▶ **TO DO**:
In the records below, find the line with "Emit a Python" and the line with "import seaborn as sns"; return exactly those lines and every line between them.

▶ **SUPPLIED RECORDS**:
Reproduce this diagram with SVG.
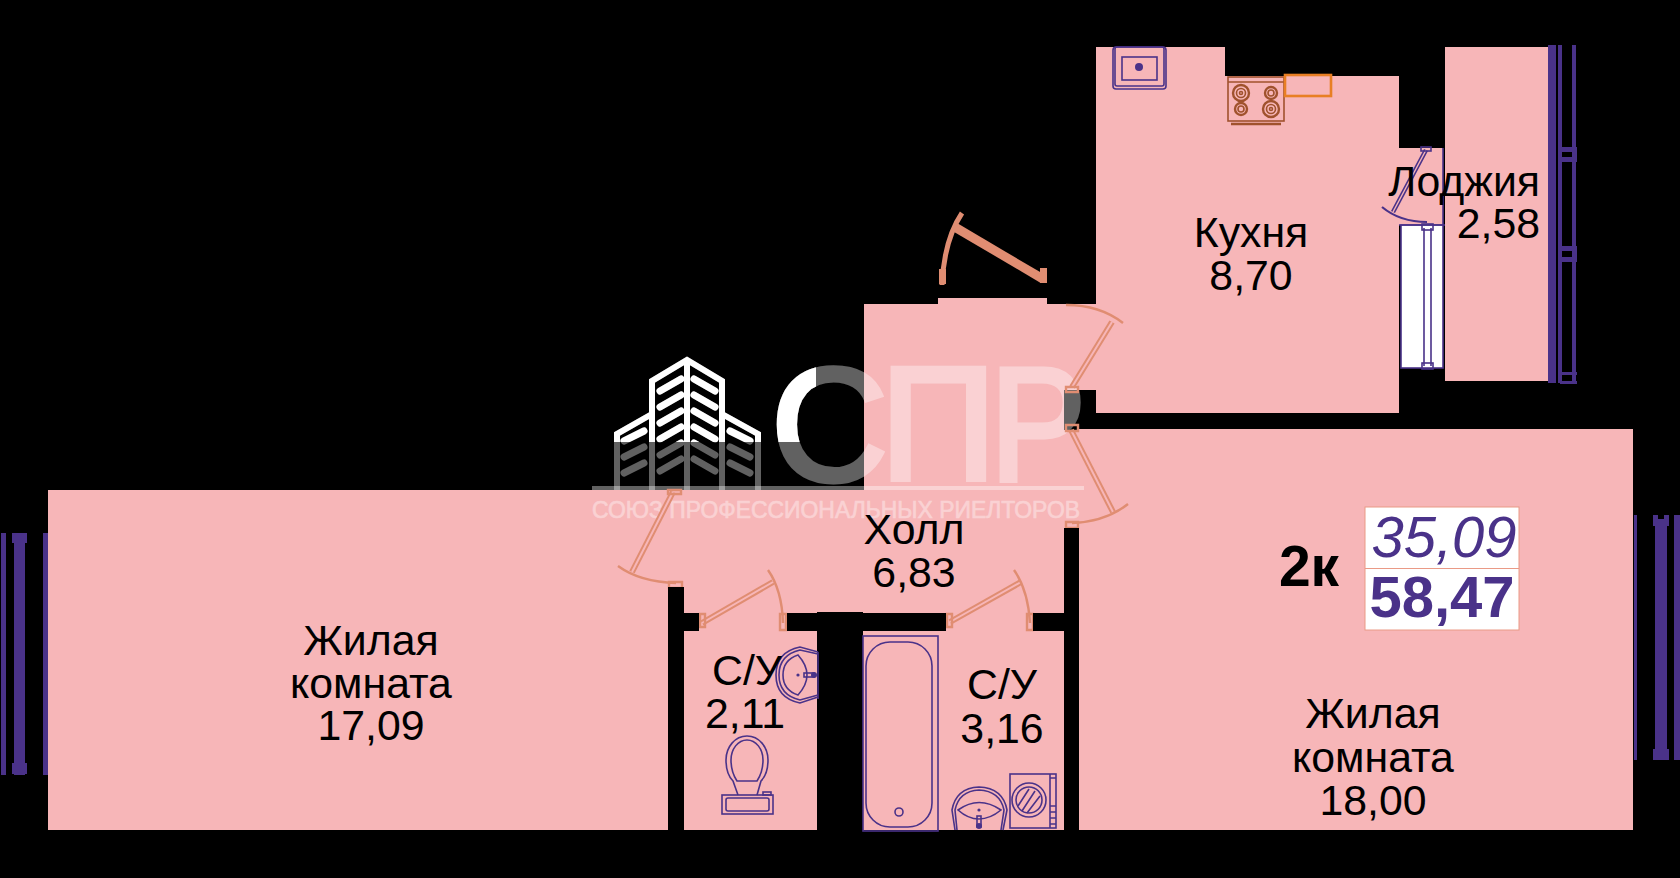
--
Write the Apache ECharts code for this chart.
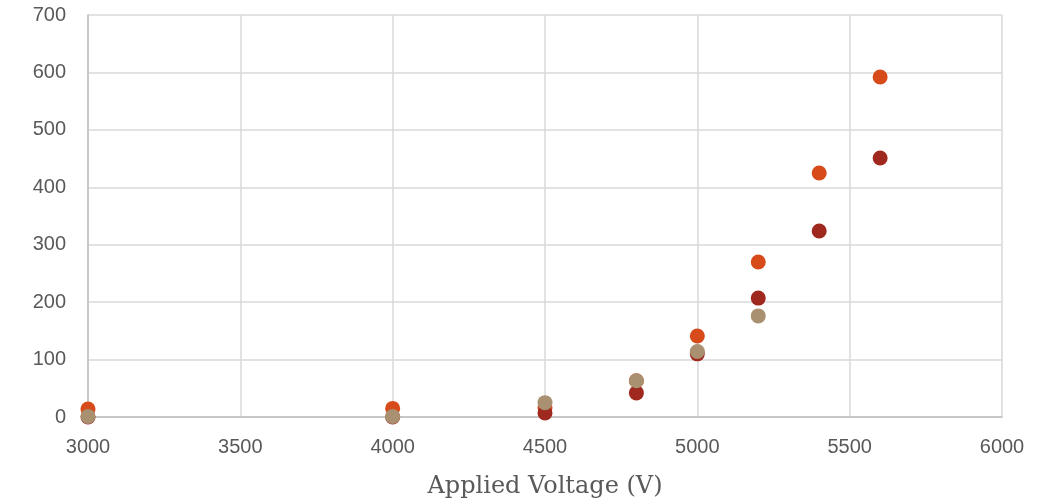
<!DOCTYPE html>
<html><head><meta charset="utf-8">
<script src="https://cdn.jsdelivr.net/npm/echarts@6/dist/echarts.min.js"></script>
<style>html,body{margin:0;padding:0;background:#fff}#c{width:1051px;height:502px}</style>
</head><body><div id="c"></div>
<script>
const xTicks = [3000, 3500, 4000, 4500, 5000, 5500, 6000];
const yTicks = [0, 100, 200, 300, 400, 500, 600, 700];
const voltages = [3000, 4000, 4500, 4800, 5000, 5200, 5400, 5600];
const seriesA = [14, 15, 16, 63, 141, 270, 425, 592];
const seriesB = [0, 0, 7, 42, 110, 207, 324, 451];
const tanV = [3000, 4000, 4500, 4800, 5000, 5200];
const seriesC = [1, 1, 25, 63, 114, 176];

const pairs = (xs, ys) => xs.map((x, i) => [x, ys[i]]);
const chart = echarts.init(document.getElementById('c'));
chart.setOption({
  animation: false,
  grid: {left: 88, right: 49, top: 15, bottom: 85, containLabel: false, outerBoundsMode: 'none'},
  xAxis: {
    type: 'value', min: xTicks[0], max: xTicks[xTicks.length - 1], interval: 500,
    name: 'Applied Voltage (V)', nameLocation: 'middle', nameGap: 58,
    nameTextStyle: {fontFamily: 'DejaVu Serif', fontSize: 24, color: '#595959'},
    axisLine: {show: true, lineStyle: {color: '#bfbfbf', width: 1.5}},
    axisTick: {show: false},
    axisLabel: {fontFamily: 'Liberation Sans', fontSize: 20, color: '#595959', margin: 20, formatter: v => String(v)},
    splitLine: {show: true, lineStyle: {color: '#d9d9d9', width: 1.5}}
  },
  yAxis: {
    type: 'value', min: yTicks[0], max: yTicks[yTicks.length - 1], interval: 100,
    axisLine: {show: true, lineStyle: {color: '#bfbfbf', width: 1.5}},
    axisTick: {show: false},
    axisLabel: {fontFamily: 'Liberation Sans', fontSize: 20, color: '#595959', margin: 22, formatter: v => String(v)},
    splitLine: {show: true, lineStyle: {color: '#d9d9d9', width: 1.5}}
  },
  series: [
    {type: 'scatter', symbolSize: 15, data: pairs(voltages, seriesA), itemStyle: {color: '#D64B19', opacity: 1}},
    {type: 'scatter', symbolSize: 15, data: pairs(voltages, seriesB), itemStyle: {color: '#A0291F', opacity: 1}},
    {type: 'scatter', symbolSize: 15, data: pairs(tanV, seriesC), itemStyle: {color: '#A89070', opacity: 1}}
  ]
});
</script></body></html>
--
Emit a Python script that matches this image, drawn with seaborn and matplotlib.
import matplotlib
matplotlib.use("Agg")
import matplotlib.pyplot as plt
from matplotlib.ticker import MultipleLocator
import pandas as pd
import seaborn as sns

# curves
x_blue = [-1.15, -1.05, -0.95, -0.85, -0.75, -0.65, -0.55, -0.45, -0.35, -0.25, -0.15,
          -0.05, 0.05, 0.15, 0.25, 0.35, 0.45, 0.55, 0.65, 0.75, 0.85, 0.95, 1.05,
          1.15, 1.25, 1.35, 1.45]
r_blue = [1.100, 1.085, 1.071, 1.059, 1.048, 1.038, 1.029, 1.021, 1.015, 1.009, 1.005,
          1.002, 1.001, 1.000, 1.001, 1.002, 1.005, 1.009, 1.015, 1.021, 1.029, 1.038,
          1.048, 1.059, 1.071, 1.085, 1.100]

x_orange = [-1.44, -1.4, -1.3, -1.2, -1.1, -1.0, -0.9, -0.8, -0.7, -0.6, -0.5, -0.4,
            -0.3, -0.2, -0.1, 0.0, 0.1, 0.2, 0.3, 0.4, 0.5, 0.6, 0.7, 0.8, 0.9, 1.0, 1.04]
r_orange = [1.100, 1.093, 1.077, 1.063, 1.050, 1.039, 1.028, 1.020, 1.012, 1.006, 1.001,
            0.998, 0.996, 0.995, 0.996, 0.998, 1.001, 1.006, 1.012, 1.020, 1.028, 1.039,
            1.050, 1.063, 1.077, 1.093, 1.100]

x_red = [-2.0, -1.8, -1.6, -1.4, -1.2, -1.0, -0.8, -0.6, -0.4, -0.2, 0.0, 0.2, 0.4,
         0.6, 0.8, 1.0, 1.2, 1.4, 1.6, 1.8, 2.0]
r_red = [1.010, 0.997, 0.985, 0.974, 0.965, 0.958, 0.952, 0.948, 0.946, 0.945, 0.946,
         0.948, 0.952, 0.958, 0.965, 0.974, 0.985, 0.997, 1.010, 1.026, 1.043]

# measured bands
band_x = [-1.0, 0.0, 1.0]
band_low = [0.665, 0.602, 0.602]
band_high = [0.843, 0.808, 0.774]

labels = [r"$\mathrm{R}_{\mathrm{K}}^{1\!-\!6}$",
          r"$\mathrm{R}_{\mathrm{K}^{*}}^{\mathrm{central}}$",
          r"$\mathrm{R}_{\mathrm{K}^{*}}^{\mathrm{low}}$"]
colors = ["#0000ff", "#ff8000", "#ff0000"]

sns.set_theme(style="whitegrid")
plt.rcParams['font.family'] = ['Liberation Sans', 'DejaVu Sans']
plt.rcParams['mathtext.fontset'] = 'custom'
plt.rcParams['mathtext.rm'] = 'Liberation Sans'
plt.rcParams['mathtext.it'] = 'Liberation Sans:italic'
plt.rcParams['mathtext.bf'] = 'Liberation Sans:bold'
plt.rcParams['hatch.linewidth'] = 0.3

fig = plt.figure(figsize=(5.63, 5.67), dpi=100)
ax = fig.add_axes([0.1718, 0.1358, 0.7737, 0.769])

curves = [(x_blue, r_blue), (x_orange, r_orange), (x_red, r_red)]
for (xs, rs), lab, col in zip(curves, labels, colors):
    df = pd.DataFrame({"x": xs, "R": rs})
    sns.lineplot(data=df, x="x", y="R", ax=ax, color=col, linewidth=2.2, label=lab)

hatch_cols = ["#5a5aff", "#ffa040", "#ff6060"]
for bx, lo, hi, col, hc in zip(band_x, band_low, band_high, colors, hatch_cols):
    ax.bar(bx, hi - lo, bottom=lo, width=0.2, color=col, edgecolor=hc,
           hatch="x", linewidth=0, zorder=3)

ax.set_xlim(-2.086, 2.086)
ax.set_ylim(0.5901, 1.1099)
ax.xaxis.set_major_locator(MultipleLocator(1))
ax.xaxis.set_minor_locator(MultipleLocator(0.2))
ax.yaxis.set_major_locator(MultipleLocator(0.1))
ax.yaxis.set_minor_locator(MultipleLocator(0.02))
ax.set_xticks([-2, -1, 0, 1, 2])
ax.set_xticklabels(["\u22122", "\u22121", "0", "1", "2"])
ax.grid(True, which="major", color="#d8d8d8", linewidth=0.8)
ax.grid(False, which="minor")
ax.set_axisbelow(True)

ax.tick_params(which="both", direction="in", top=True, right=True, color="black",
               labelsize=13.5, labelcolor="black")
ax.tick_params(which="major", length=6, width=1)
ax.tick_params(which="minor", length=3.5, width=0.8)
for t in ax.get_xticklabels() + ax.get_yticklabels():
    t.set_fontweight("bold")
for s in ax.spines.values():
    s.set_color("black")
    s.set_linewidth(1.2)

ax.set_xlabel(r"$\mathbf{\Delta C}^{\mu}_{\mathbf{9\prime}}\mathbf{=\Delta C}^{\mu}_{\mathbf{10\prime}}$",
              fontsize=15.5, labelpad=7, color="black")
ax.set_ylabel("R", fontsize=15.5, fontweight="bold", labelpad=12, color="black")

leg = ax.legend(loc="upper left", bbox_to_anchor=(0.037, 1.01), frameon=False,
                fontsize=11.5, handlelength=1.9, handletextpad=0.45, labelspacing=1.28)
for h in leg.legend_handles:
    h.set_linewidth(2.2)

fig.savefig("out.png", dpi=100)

▶ **REPLY TO THE EXERCISE**:
Emit a Python script that matches this image, drawn with seaborn and matplotlib.
import matplotlib
matplotlib.use("Agg")
import matplotlib.pyplot as plt
from matplotlib.ticker import MultipleLocator
import pandas as pd
import seaborn as sns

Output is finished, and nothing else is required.